Une fois la convention signée, le comptable n’effectue plus les contrôles a priori sur les catégories de dépenses constituant le périmètre de la démarche, mais réalise des contrôles a posteriori sur un échantillon de 1 % des mandats (minimum 30 mandats, maximum 100 mandats), contre 2 % pour le contrôle hiérarchisé de la dépense, selon la périodicité qu’il détermine. Une restitution du contrôle aléatoire est transmise à l’ordonnateur.
2 – Les avantages du CAP
Le CAP présente trois avantages.
C’est, d’abord, un outil de rationalisation des contrôles permettant de réduire les délais de paiement. En effet, ce mode de contrôle permet de supprimer la redondance de certains contrôles traditionnels, en particulier, pour les mandats récurrents présentant peu de risques.
Le CAP est aussi un vecteur de simplification. D’abord pour le comptable public qui n’a à réaliser que des contrôles par sondage après paiement sur un faible échantillon de mandats. Ensuite, pour l’ordonnateur puisqu’il peut être dispensé de la production d’un certain nombre de pièces justificatives. Le CAP est, également, pour lui, un levier lui permettant de mettre en place un contrôle interne plus poussé. En effet, le diagnostic réalisé vise, notamment, à pointer les lacunes en termes de traçabilité des contrôles et les failles du système d’information financier ; il amène, également, à formuler des recommandations sur l’organisation interne à mettre en place pour s’assurer que les risques comptables sont suffisamment et durablement maîtrisés.

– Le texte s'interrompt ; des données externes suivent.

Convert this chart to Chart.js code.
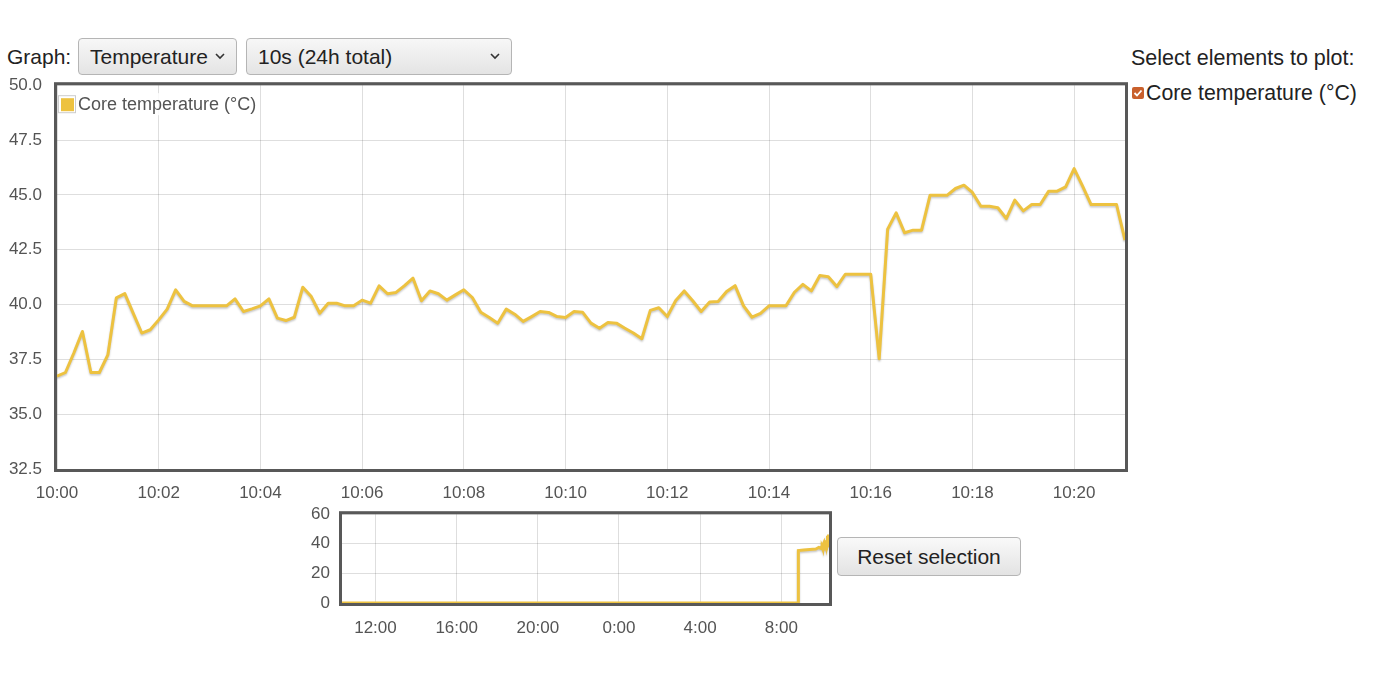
<!DOCTYPE html>
<html>
<head>
<meta charset="utf-8">
<script src="https://cdn.jsdelivr.net/npm/chart.js@4.4.1/dist/chart.umd.min.js"></script>
<style>
  html, body { margin: 0; padding: 0; background: #fff; }
  body { width: 1396px; height: 673px; position: relative; overflow: hidden;
         font-family: "Liberation Sans", Arial, sans-serif; color: #222; }
  .lbl { position: absolute; font-size: 21px; line-height: 24px; }
  .sel { position: absolute; box-sizing: border-box; height: 37px; border: 1px solid #b5b5b5;
         border-radius: 4px; background: linear-gradient(#f7f7f7, #e4e4e4);
         font-size: 21px; line-height: 35px; padding-left: 11px; color: #222; }
  .sel svg { position: absolute; top: 14px; }
  .btn { position: absolute; box-sizing: border-box; border: 1px solid #b5b5b5; border-radius: 4px;
         background: linear-gradient(#f9f9f9, #e3e3e3); font-size: 21px; text-align: center; color: #222; }
  .cb { position: absolute; width: 12px; height: 12px; border-radius: 2px; background: #c9602c; }
  #mainWrap { position: absolute; left: 0; top: 60px; width: 1140px; height: 450px; }
  #ovWrap { position: absolute; left: 280px; top: 492px; width: 560px; height: 148px; }
</style>
</head>
<body>
<div class="lbl" style="left:7px; top:45px;">Graph:</div>
<div class="sel" style="left:78px; top:38px; width:159px;">Temperature
  <svg style="right:11px" width="10" height="7" viewBox="0 0 10 7"><path d="M1 1 L5 5 L9 1" stroke="#333" stroke-width="1.6" fill="none"/></svg></div>
<div class="sel" style="left:246px; top:38px; width:266px;">10s (24h total)
  <svg style="right:11px" width="10" height="7" viewBox="0 0 10 7"><path d="M1 1 L5 5 L9 1" stroke="#333" stroke-width="1.6" fill="none"/></svg></div>
<div class="lbl" style="left:1131px; top:46px; font-size:21.5px;">Select elements to plot:</div>
<div class="cb" style="left:1132px; top:87px;">
  <svg width="12" height="12" viewBox="0 0 12 12" style="position:absolute;left:0;top:0"><path d="M2.5 6 L5 8.5 L9.5 3.5" stroke="#fff" stroke-width="1.8" fill="none"/></svg></div>
<div class="lbl" style="left:1146px; top:81px; font-size:21.3px;">Core temperature (°C)</div>
<div class="btn" style="left:837px; top:537px; width:184px; height:39px; line-height:37px;">Reset selection</div>

<div id="mainWrap"><canvas id="main"></canvas></div>
<div id="ovWrap"><canvas id="ov"></canvas></div>

<script>
// ---- data ----
const seriesName = 'Core temperature (°C)';
const sampleSeconds = 10;           // one sample every 10 s, starting 10:00:00
const coreTemp = [
  36.73, 36.9, 37.8, 38.77, 36.9, 36.9, 37.7, 40.3, 40.5, 39.6,
  38.7, 38.85, 39.3, 39.79, 40.67, 40.14, 39.94, 39.94, 39.94, 39.94,
  39.94, 40.26, 39.68, 39.8, 39.94, 40.26, 39.38, 39.27, 39.42, 40.79,
  40.36, 39.6, 40.06, 40.06, 39.94, 39.94, 40.2, 40.06, 40.85, 40.49,
  40.55, 40.86, 41.2, 40.17, 40.62, 40.49, 40.2, 40.44, 40.67, 40.32,
  39.65, 39.41, 39.15, 39.79, 39.56, 39.23, 39.45, 39.68, 39.64, 39.45,
  39.41, 39.68, 39.65, 39.15, 38.92, 39.18, 39.15, 38.92, 38.7, 38.44,
  39.73, 39.85, 39.45, 40.18, 40.62, 40.17, 39.68, 40.11, 40.14, 40.59,
  40.86, 39.94, 39.42, 39.6, 39.94, 39.94, 39.94, 40.56, 40.92, 40.62,
  41.32, 41.27, 40.82, 41.38, 41.38, 41.38, 41.38, 37.53, 43.44, 44.18,
  43.27, 43.39, 43.39, 44.98, 44.98, 44.98, 45.29, 45.44, 45.11, 44.48,
  44.48, 44.41, 43.92, 44.76, 44.27, 44.56, 44.56, 45.17, 45.17, 45.36,
  46.2, 45.4, 44.56, 44.56, 44.56, 44.56, 42.94
];
const xTickLabels = ['10:00','10:02','10:04','10:06','10:08','10:10','10:12','10:14','10:16','10:18','10:20'];
const yTickLabels = ['32.5','35.0','37.5','40.0','42.5','45.0','47.5','50.0'];

// overview (24 h window, hours counted from midnight of the previous day)
const ovHours  = [10.35, 32.83, 32.84, 33.1, 33.4, 33.7, 33.85, 33.95];
const ovValues = [0, 0, 35.4, 35.8, 36.2, 36.5, 37.5, 37.0];
const ovTickLabels = ['12:00','16:00','20:00','0:00','4:00','8:00'];
const ovTickHours  = [12, 16, 20, 24, 28, 32];
const ovRange = [10.35, 34.35];

// ---- rendering ----
const LINE = '#edc240';
const TICK = '#545454';
const GRID = 'rgba(0,0,0,0.13)';
const FONT = { family: '"Liberation Sans", Arial, sans-serif', size: 17 };

const shadowPlugin = {
  id: 'shadow',
  beforeDatasetDraw(chart) {
    const c = chart.ctx; c.save();
    c.shadowColor = 'rgba(0,0,0,0.22)'; c.shadowBlur = 2; c.shadowOffsetX = 0; c.shadowOffsetY = 1.5;
  },
  afterDatasetDraw(chart) { chart.ctx.restore(); }
};
const borderPlugin = {
  id: 'frame',
  afterDraw(chart) {
    const a = chart.chartArea, c = chart.ctx;
    c.save(); c.strokeStyle = '#585858'; c.lineWidth = 3;
    c.strokeRect(a.left - 1.5, a.top - 1.5, a.right - a.left + 3, a.bottom - a.top + 3);
    c.restore();
  }
};
const legendPlugin = {
  id: 'innerLegend',
  afterDatasetsDraw(chart) {
    const a = chart.chartArea, c = chart.ctx;
    c.save();
    c.fillStyle = 'rgba(255,255,255,0.85)';
    c.fillRect(a.left + 1, a.top + 8, 202, 22);
    c.strokeStyle = '#cccccc'; c.lineWidth = 1;
    c.strokeRect(a.left + 1.5, a.top + 10.5, 17, 17);
    c.fillStyle = LINE;
    c.fillRect(a.left + 4, a.top + 13, 13, 13);
    c.fillStyle = TICK; c.font = '18px "Liberation Sans", Arial, sans-serif';
    c.textBaseline = 'middle';
    c.fillText(seriesName, a.left + 21, a.top + 20);
    c.restore();
  }
};

new Chart(document.getElementById('main'), {
  type: 'line',
  data: {
    datasets: [{
      label: seriesName,
      data: coreTemp.map((v, i) => ({ x: i * sampleSeconds, y: v })),
      borderColor: LINE, borderWidth: 3, pointRadius: 0, tension: 0, fill: false,
      borderJoinStyle: 'round'
    }]
  },
  options: {
    responsive: true, maintainAspectRatio: false, animation: false,
    layout: { padding: { top: 4, right: 15, left: 0, bottom: 0 } },
    plugins: { legend: { display: false }, tooltip: { enabled: false } },
    scales: {
      x: {
        type: 'linear', min: 0, max: (coreTemp.length - 1) * sampleSeconds,
        afterBuildTicks(s) { s.ticks = xTickLabels.map((_, i) => ({ value: i * 120 })); },
        ticks: { callback: (v) => xTickLabels[Math.round(v / 120)], color: TICK, font: FONT, padding: 14, maxRotation: 0, autoSkip: false },
        grid: { color: GRID, drawTicks: false, lineWidth: 1 },
        border: { display: false },
        afterFit(s) { s.height = 41; }
      },
      y: {
        min: 32.5, max: 50,
        afterBuildTicks(s) { s.ticks = yTickLabels.map(t => ({ value: parseFloat(t) })); },
        ticks: { callback: (v) => v.toFixed(1), color: TICK, font: FONT, padding: 15 },
        grid: { color: GRID, drawTicks: false, lineWidth: 1 },
        border: { display: false },
        afterFit(s) { s.width = 57; }
      }
    }
  },
  plugins: [shadowPlugin, legendPlugin, borderPlugin]
});

const ovData = ovHours.map((h, i) => ({ x: h, y: ovValues[i] }))
  .concat(coreTemp.map((v, i) => ({ x: 34 + i * sampleSeconds / 3600, y: v })));

new Chart(document.getElementById('ov'), {
  type: 'line',
  data: { datasets: [{ data: ovData, borderColor: LINE, borderWidth: 3, pointRadius: 0, tension: 0, fill: false }] },
  options: {
    responsive: true, maintainAspectRatio: false, animation: false,
    layout: { padding: { top: 3, right: 11, left: 0, bottom: 0 } },
    plugins: { legend: { display: false }, tooltip: { enabled: false } },
    scales: {
      x: {
        type: 'linear', min: ovRange[0], max: ovRange[1],
        afterBuildTicks(s) { s.ticks = ovTickHours.map(h => ({ value: h })); },
        ticks: { callback: (v) => ovTickLabels[ovTickHours.indexOf(v)], color: TICK, font: FONT, padding: 15, maxRotation: 0, autoSkip: false },
        grid: { color: GRID, drawTicks: false },
        border: { display: false },
        afterFit(s) { s.height = 37; }
      },
      y: {
        min: 0, max: 60,
        afterBuildTicks(s) { s.ticks = [0, 20, 40, 60].map(v => ({ value: v })); },
        ticks: { color: TICK, font: FONT, padding: 12 },
        grid: { color: GRID, drawTicks: false },
        border: { display: false },
        afterFit(s) { s.width = 62; }
      }
    }
  },
  plugins: [shadowPlugin, borderPlugin]
});
</script>
</body>
</html>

Enfin, ce dispositif permet de faciliter le déploiement de la dématérialisation des pièces justificatives, notamment pour les collectivités les plus modestes, en limitant le champ des pièces à dématérialiser devant être transmises au comptable (les pièces exonérées de transmission et conservées par l’ordonnateur n’ayant pas nécessairement à être dématérialisées).
B – Le service facturier
Le service facturier est une structure développée initialement dans la sphère étatique qui a été transposée aux collectivités locales. Il s’agit d’une organisation innovante de la chaîne de la dépense qui mutualise les contrôles respectifs de l’ordonnateur et du comptable pour limiter leur redondance. Ce centre unique de traitement et de paiement des factures est piloté par le comptable public et fonctionne avec une équipe composée d’agents issus de la DDFIP et de la collectivité concernée. Il peut être mis en place pour une seule ou plusieurs collectivités.
Ce dispositif permet de professionnaliser et de fluidifier la chaîne de la dépense. Il réduit, également, les délais de paiement, ce qui améliore les relations avec les fournisseurs. Il permet, enfin, de réaliser des gains de productivité et de consolider la qualité comptable.
La mise en place d’un service facturier est le résultat d’une collaboration renforcée entre le comptable et l’ordonnateur. Ce processus prend, en moyenne, de 6 à 9 mois. Il commence par une étude de faisabilité qui consiste à vérifier l’existence de certains prérequis. Des ateliers thématiques (logistique, RH, métiers, …) sont, ensuite réalisées. Puis, la convention mettant en place le service facturier est signée entre la collectivité et la DDFIP afin de fixer le périmètre des dépenses prises en charge par le SFACT, le nombre d’agents affectés et les locaux dédiés aux services.